-- What you are asked to do --
Retype, please, the listing from its opening line through the line that contains "v in yticks]", both included, without the pictures.

-- Recorded data --
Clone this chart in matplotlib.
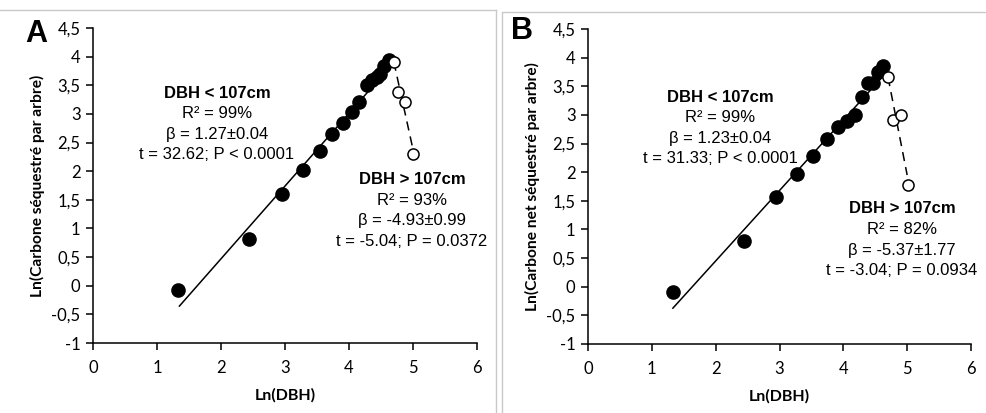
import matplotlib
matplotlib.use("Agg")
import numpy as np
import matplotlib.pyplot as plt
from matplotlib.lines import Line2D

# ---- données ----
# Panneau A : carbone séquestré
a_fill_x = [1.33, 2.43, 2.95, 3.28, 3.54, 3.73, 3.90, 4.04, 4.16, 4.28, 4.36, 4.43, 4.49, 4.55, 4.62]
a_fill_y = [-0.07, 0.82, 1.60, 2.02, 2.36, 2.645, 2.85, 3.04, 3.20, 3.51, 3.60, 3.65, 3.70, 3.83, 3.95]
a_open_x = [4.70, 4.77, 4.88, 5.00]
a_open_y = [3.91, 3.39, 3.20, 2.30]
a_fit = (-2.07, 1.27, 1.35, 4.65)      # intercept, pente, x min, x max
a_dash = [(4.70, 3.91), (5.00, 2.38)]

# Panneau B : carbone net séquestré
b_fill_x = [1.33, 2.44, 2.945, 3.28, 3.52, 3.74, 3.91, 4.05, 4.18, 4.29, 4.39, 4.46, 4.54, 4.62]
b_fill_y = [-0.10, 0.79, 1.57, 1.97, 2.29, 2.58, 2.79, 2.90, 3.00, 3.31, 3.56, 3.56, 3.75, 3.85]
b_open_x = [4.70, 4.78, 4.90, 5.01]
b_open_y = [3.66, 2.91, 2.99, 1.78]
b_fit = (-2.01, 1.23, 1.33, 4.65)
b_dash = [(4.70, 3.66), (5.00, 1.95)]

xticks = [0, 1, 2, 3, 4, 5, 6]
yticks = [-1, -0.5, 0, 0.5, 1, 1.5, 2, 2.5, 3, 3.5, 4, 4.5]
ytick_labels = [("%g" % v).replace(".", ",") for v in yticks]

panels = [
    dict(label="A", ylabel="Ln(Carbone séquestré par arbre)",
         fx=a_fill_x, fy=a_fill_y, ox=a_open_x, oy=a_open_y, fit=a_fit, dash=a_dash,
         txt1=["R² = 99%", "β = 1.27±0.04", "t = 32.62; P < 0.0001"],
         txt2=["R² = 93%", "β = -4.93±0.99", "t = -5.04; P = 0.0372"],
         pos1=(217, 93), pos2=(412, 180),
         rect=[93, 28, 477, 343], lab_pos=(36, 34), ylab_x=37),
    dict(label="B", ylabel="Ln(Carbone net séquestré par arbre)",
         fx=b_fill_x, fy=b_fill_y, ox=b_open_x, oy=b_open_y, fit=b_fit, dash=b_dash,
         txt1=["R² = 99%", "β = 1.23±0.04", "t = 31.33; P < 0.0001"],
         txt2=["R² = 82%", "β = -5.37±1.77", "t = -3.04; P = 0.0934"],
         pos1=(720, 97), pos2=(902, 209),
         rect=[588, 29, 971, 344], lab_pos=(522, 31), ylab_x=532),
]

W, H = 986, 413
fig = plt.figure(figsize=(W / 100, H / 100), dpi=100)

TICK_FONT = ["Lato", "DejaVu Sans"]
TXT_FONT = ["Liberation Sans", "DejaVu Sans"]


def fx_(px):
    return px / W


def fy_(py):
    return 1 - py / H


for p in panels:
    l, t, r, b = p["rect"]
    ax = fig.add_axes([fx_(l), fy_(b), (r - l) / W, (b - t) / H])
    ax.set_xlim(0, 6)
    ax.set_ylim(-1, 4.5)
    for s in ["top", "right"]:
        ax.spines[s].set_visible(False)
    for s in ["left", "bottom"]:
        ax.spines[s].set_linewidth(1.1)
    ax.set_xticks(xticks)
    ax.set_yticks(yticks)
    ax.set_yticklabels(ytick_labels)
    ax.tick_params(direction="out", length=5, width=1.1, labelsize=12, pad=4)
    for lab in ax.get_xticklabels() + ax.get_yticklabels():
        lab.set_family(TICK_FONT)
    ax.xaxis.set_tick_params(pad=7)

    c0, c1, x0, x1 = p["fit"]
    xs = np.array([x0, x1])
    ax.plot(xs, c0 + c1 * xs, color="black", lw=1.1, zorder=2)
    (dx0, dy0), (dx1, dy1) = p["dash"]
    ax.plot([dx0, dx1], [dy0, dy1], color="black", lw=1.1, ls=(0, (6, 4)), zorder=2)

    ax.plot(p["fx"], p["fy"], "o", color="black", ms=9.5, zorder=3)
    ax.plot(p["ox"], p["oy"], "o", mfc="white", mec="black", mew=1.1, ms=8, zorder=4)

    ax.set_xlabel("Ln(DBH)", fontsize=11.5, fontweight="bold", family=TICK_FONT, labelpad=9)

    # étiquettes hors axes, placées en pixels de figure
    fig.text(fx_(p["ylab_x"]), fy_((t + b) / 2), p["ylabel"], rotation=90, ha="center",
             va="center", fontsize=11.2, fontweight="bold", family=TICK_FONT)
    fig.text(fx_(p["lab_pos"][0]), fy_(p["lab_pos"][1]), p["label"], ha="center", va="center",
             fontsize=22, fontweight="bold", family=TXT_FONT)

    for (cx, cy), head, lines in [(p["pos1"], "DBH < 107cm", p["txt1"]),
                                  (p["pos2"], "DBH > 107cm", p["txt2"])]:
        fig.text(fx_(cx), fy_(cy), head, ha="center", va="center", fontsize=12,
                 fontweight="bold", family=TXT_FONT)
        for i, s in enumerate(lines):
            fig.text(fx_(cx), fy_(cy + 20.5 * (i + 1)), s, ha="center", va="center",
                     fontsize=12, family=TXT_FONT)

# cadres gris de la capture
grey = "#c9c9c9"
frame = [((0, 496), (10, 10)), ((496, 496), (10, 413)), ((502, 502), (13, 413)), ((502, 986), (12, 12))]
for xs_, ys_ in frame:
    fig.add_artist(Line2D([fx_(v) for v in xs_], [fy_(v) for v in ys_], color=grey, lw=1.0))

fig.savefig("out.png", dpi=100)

-- Written answer --
Clone this chart in matplotlib.
import matplotlib
matplotlib.use("Agg")
import numpy as np
import matplotlib.pyplot as plt
from matplotlib.lines import Line2D

# ---- données ----
# Panneau A : carbone séquestré
a_fill_x = [1.33, 2.43, 2.95, 3.28, 3.54, 3.73, 3.90, 4.04, 4.16, 4.28, 4.36, 4.43, 4.49, 4.55, 4.62]
a_fill_y = [-0.07, 0.82, 1.60, 2.02, 2.36, 2.645, 2.85, 3.04, 3.20, 3.51, 3.60, 3.65, 3.70, 3.83, 3.95]
a_open_x = [4.70, 4.77, 4.88, 5.00]
a_open_y = [3.91, 3.39, 3.20, 2.30]
a_fit = (-2.07, 1.27, 1.35, 4.65)      # intercept, pente, x min, x max
a_dash = [(4.70, 3.91), (5.00, 2.38)]

# Panneau B : carbone net séquestré
b_fill_x = [1.33, 2.44, 2.945, 3.28, 3.52, 3.74, 3.91, 4.05, 4.18, 4.29, 4.39, 4.46, 4.54, 4.62]
b_fill_y = [-0.10, 0.79, 1.57, 1.97, 2.29, 2.58, 2.79, 2.90, 3.00, 3.31, 3.56, 3.56, 3.75, 3.85]
b_open_x = [4.70, 4.78, 4.90, 5.01]
b_open_y = [3.66, 2.91, 2.99, 1.78]
b_fit = (-2.01, 1.23, 1.33, 4.65)
b_dash = [(4.70, 3.66), (5.00, 1.95)]

xticks = [0, 1, 2, 3, 4, 5, 6]
yticks = [-1, -0.5, 0, 0.5, 1, 1.5, 2, 2.5, 3, 3.5, 4, 4.5]
ytick_labels = [("%g" % v).replace(".", ",") for v in yticks]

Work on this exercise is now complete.